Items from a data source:
--- BEGIN ---
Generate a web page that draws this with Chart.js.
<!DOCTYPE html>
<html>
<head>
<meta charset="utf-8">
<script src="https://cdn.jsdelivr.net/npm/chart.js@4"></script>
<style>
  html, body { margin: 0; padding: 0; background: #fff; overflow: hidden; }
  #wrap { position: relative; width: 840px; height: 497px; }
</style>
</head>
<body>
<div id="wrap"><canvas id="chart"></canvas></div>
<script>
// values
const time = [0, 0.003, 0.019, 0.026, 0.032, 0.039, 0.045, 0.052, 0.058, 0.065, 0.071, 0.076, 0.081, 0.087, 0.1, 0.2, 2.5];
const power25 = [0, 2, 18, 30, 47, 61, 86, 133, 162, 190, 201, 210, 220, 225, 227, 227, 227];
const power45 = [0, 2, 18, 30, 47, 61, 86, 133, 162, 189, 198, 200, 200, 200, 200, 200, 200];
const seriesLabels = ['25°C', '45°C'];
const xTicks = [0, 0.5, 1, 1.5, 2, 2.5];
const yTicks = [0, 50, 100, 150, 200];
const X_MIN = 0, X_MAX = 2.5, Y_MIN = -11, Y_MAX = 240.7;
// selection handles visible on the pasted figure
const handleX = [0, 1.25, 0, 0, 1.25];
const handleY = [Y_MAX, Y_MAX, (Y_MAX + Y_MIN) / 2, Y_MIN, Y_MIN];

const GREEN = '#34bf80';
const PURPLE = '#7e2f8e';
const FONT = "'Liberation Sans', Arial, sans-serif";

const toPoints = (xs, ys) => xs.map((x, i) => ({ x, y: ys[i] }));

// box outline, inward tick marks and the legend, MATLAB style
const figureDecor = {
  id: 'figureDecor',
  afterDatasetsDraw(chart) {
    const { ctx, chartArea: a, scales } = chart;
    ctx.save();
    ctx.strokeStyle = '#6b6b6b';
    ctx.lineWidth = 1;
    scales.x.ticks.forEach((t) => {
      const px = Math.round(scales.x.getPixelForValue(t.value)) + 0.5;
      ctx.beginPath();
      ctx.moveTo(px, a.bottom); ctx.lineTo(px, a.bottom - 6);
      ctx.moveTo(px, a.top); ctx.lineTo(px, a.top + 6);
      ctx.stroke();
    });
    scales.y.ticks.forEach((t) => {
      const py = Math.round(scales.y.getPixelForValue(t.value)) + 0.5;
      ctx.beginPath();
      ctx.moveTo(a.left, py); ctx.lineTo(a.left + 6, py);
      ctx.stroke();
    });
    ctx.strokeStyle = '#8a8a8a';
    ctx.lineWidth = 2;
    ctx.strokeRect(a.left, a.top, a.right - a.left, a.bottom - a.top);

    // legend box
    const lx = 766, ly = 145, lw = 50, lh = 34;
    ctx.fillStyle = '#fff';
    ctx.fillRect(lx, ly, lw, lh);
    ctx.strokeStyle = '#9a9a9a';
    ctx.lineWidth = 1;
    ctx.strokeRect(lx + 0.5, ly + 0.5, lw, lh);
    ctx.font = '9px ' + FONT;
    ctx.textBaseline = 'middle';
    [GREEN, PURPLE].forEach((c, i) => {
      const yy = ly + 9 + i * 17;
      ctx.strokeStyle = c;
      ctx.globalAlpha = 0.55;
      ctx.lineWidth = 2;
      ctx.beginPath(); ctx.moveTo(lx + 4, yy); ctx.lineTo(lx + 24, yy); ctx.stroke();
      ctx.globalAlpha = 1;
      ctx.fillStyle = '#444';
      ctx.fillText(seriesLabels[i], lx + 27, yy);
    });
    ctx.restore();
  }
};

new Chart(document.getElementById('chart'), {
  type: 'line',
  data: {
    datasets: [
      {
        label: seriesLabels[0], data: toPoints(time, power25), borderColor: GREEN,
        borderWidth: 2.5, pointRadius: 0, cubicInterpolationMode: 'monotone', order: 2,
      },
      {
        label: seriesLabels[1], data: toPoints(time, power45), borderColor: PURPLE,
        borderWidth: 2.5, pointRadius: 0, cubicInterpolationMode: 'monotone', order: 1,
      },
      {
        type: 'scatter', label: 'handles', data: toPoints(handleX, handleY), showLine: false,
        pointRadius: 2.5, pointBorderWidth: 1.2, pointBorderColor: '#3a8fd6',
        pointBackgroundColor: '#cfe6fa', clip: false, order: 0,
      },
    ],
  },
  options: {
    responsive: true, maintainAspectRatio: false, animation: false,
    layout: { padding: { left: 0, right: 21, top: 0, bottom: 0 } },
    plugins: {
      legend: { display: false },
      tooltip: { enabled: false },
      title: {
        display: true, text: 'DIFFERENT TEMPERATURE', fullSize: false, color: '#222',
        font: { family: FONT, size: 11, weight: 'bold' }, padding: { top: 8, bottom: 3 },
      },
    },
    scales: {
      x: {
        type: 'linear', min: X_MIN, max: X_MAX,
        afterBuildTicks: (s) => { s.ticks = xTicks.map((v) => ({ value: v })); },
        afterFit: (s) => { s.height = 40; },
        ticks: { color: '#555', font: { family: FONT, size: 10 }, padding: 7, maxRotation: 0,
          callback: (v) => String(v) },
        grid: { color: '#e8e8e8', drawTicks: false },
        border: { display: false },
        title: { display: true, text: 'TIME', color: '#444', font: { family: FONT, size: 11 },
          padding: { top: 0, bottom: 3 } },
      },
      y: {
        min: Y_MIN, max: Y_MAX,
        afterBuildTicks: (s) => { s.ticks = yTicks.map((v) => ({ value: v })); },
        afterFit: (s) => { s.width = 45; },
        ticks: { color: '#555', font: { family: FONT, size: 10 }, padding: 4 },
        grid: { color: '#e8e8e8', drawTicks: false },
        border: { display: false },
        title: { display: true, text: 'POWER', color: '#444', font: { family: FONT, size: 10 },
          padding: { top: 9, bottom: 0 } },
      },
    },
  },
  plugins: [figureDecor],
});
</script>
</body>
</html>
--- END ---
--- BEGIN ---
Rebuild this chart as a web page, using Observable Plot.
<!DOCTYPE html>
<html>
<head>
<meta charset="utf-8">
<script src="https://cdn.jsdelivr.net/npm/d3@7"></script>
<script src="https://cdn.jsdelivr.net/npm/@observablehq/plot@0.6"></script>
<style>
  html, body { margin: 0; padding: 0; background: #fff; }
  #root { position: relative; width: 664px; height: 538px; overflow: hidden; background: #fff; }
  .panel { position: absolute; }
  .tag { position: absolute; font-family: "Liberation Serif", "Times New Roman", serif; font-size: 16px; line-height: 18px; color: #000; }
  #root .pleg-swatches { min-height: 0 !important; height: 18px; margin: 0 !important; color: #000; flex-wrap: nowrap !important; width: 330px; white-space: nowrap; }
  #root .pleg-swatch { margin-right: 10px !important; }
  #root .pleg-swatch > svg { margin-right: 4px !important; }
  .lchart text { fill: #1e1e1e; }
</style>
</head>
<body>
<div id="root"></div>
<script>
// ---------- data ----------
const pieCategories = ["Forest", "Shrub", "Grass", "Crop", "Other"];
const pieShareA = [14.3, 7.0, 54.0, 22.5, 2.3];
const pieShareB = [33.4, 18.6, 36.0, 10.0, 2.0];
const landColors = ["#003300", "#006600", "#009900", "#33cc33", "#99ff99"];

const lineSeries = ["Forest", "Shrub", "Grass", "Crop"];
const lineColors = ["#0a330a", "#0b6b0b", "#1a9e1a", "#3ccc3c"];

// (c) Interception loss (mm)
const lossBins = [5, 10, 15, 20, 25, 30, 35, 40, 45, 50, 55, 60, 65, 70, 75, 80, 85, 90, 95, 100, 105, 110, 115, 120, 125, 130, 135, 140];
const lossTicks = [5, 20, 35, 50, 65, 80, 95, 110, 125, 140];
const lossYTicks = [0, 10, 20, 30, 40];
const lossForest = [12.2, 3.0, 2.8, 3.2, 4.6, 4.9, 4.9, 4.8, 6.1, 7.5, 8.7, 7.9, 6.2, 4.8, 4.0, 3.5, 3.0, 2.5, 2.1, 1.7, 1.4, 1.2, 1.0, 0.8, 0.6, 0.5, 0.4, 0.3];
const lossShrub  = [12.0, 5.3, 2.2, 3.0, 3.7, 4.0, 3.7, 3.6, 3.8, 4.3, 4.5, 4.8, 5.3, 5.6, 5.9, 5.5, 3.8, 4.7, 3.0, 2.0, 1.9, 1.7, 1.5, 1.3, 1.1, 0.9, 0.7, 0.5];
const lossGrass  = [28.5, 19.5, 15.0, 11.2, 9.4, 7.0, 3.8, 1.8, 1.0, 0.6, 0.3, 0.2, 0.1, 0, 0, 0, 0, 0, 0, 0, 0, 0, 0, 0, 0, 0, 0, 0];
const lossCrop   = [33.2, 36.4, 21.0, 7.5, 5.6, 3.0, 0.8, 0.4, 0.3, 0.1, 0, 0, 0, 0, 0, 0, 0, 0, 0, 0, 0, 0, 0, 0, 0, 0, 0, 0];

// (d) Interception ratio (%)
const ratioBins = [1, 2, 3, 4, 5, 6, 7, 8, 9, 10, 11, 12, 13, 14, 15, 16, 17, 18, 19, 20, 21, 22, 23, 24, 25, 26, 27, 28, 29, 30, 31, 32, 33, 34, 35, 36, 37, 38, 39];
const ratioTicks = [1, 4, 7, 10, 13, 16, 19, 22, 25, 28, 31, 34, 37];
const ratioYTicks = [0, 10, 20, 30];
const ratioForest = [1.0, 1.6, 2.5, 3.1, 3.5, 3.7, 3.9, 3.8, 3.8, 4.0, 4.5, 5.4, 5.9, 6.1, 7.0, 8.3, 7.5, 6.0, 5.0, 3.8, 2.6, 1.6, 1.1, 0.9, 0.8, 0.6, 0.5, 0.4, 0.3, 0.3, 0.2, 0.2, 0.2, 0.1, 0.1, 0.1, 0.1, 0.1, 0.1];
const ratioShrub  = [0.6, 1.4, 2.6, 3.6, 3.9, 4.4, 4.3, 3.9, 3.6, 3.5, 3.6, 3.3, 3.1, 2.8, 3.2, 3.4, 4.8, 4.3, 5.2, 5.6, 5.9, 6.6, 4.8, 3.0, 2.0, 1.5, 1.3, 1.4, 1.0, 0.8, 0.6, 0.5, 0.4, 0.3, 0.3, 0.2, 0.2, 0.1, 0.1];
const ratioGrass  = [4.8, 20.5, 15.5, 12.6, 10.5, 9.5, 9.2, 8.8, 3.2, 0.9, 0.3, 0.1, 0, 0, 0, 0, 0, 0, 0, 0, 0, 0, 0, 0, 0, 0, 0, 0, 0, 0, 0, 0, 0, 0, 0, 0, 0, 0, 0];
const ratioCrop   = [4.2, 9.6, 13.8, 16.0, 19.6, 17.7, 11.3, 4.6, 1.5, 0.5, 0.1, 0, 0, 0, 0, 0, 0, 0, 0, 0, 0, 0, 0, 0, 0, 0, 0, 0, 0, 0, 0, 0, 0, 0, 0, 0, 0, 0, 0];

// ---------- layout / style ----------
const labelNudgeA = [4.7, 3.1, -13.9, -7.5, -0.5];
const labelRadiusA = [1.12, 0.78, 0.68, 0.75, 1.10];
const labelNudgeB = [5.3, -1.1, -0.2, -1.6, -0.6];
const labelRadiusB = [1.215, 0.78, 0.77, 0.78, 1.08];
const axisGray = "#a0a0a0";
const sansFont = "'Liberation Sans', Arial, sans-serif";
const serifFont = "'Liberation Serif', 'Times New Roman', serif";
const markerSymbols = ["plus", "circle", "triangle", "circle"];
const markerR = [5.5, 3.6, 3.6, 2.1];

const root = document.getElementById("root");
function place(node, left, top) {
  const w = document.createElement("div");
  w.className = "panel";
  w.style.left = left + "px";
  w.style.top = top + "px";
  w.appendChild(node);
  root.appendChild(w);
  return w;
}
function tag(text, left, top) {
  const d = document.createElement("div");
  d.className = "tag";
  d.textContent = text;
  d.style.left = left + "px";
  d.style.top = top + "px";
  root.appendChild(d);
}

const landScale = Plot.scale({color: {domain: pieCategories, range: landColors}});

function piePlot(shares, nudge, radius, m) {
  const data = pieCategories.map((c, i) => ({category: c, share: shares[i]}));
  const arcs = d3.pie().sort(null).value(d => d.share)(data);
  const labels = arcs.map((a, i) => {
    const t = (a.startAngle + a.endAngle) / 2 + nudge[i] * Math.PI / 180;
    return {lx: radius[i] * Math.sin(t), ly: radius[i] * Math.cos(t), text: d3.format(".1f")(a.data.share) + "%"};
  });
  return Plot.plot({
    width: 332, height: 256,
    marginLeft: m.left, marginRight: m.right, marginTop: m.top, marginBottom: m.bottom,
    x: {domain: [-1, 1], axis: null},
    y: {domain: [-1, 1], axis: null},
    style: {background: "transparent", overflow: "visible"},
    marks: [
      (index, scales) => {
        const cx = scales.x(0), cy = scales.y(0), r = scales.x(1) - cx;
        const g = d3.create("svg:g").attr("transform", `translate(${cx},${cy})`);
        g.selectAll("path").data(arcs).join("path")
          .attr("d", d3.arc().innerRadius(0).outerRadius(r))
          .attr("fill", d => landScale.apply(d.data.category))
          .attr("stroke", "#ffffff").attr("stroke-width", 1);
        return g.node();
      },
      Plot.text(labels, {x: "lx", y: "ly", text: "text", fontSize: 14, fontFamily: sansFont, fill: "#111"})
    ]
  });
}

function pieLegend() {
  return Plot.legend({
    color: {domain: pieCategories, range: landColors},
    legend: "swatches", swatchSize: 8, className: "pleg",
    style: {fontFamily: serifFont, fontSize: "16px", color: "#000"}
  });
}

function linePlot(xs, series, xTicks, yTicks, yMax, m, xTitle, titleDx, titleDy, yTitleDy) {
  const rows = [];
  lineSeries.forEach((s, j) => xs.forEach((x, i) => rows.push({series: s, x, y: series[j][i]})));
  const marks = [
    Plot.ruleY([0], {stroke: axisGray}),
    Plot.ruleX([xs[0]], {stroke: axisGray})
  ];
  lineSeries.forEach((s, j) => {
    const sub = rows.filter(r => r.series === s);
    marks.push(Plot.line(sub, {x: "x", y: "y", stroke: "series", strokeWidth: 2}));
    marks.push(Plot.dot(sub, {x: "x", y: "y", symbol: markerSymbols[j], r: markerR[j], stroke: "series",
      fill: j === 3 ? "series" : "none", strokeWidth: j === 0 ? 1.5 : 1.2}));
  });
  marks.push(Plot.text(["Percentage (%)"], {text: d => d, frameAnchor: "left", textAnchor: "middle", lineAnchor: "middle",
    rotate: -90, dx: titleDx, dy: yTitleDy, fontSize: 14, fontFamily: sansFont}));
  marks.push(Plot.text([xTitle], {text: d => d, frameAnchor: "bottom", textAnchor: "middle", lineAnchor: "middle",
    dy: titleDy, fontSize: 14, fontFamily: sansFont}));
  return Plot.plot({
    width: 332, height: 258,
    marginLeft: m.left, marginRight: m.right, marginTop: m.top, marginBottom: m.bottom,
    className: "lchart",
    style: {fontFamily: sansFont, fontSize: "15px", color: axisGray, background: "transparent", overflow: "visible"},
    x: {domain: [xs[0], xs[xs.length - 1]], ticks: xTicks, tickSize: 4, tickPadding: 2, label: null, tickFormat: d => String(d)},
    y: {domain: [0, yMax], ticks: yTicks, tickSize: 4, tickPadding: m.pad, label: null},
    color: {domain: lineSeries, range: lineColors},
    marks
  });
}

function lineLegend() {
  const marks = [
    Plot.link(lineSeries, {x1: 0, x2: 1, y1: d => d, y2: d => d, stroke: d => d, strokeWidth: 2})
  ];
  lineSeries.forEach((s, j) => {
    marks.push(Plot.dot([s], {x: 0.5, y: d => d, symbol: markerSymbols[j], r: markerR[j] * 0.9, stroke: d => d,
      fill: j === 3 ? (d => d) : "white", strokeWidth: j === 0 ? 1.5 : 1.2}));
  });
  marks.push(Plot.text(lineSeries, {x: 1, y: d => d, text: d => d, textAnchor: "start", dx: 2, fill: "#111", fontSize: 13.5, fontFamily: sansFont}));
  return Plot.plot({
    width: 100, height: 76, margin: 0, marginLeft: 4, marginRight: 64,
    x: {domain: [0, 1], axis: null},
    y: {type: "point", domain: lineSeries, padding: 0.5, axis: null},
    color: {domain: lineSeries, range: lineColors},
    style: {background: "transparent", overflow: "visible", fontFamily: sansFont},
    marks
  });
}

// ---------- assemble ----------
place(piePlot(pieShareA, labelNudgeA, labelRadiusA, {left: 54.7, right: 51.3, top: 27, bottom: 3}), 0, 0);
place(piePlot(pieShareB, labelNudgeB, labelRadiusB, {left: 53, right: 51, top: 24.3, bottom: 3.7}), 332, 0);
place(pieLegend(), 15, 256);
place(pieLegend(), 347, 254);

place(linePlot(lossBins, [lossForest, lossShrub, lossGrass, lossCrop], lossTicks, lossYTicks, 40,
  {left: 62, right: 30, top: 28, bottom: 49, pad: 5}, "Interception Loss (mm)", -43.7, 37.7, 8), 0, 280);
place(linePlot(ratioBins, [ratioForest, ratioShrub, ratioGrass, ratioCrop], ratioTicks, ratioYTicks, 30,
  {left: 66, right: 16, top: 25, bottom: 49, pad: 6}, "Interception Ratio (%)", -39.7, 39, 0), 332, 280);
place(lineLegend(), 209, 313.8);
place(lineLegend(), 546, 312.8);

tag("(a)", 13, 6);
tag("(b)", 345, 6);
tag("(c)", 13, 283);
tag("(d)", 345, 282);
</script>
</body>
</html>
--- END ---
--- BEGIN ---
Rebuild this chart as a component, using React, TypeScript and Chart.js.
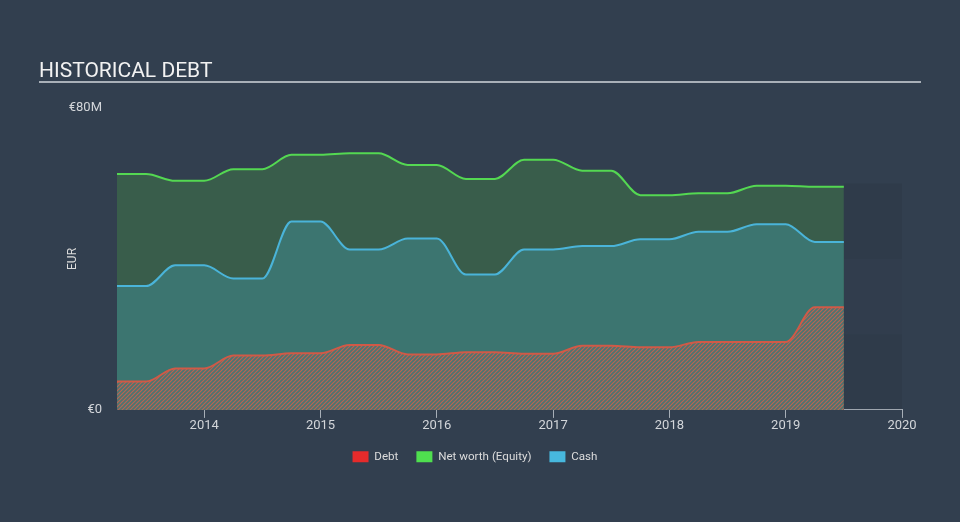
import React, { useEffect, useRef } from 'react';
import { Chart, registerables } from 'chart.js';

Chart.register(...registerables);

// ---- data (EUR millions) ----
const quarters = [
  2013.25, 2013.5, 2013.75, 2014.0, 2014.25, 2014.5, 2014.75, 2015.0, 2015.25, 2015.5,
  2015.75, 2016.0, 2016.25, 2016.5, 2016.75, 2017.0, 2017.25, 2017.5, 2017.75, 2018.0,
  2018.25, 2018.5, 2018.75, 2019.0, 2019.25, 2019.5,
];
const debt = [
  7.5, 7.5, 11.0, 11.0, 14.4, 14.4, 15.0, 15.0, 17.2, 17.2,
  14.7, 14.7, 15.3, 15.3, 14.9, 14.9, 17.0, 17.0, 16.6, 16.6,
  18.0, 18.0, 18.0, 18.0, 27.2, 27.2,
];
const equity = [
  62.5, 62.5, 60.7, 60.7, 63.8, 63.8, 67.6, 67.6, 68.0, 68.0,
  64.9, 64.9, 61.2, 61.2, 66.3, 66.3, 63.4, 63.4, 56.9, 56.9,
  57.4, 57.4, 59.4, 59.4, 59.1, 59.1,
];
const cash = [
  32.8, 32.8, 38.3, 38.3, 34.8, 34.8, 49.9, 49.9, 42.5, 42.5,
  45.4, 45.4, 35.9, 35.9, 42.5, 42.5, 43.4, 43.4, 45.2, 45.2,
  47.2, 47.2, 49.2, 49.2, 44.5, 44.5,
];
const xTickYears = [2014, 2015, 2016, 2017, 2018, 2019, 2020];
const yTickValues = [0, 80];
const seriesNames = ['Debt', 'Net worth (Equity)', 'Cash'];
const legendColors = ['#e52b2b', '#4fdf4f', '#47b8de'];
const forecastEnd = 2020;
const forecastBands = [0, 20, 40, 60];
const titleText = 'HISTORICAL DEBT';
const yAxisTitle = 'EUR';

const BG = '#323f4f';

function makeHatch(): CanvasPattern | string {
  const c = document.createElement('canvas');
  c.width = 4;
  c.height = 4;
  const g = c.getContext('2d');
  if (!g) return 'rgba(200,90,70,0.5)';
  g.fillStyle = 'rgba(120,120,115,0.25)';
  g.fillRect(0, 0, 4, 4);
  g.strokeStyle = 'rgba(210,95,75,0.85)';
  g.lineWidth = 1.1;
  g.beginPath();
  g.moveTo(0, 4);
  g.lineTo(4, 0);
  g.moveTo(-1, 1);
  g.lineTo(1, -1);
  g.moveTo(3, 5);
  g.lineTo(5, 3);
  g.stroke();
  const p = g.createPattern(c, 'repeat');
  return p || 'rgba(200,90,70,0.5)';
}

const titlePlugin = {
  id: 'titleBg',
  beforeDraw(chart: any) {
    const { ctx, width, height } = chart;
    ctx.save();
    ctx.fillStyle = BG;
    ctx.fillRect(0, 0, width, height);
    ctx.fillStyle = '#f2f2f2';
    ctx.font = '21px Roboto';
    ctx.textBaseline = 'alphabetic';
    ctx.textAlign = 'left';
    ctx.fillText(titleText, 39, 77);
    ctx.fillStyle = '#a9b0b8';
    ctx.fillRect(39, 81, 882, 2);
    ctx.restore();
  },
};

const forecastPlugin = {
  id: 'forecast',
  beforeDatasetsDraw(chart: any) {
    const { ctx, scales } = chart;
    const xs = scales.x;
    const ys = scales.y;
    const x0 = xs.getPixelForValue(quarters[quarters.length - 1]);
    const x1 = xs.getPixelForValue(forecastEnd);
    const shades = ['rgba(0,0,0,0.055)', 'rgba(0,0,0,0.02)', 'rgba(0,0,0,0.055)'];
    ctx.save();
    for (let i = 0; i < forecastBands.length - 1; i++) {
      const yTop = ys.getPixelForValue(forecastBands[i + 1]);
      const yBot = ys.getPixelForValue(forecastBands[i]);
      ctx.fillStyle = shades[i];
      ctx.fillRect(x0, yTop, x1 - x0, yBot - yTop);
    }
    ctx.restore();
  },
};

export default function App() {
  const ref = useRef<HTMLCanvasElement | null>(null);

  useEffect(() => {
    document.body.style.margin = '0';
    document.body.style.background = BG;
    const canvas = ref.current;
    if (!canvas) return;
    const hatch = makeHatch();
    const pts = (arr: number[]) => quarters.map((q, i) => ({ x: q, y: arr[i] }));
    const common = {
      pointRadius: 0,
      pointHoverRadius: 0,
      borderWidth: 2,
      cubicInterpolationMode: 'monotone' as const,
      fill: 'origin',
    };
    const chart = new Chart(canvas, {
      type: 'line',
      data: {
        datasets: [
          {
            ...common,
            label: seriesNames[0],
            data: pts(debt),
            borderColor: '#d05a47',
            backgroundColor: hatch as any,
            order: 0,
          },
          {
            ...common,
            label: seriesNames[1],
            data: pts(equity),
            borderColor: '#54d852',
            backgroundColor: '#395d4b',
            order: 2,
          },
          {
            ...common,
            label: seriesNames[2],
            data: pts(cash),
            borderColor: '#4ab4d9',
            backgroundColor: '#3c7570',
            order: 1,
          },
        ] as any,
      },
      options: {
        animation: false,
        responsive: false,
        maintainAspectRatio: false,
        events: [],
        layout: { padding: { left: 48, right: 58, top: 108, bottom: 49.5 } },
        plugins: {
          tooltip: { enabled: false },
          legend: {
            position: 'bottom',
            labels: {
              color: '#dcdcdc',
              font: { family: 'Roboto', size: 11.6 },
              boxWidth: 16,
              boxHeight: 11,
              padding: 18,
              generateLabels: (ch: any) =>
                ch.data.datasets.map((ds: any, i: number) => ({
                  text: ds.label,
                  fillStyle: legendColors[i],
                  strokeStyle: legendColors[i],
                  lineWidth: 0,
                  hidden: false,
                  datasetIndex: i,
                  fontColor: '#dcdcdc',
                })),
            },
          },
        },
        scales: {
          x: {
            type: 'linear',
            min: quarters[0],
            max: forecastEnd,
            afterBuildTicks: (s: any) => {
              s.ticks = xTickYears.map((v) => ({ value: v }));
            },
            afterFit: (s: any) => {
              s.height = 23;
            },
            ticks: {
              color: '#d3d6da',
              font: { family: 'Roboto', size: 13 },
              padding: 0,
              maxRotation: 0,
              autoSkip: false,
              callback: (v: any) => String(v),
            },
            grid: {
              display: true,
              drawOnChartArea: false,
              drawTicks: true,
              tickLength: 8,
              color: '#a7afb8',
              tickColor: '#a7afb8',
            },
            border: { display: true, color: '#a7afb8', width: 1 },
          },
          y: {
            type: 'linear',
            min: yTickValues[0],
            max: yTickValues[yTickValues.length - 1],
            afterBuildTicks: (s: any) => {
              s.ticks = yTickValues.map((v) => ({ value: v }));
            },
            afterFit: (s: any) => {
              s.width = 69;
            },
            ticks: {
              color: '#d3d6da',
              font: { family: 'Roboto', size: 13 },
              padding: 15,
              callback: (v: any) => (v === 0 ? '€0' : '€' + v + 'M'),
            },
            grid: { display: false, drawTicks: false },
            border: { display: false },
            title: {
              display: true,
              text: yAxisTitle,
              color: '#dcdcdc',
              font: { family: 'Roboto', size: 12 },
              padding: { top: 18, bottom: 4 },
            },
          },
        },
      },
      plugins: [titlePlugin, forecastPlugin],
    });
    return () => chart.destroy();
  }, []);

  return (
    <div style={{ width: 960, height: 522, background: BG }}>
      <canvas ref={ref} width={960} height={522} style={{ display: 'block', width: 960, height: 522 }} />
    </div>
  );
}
--- END ---
REQUIRED WORK → Start at the line with "Rebuild this chart as a component, using", stop at the line with "Chart.register(...registerables);", both lines included, and repeat that span exactly without its pictures.

OUTPUT →
Rebuild this chart as a component, using React, TypeScript and Chart.js.
import React, { useEffect, useRef } from 'react';
import { Chart, registerables } from 'chart.js';

Chart.register(...registerables);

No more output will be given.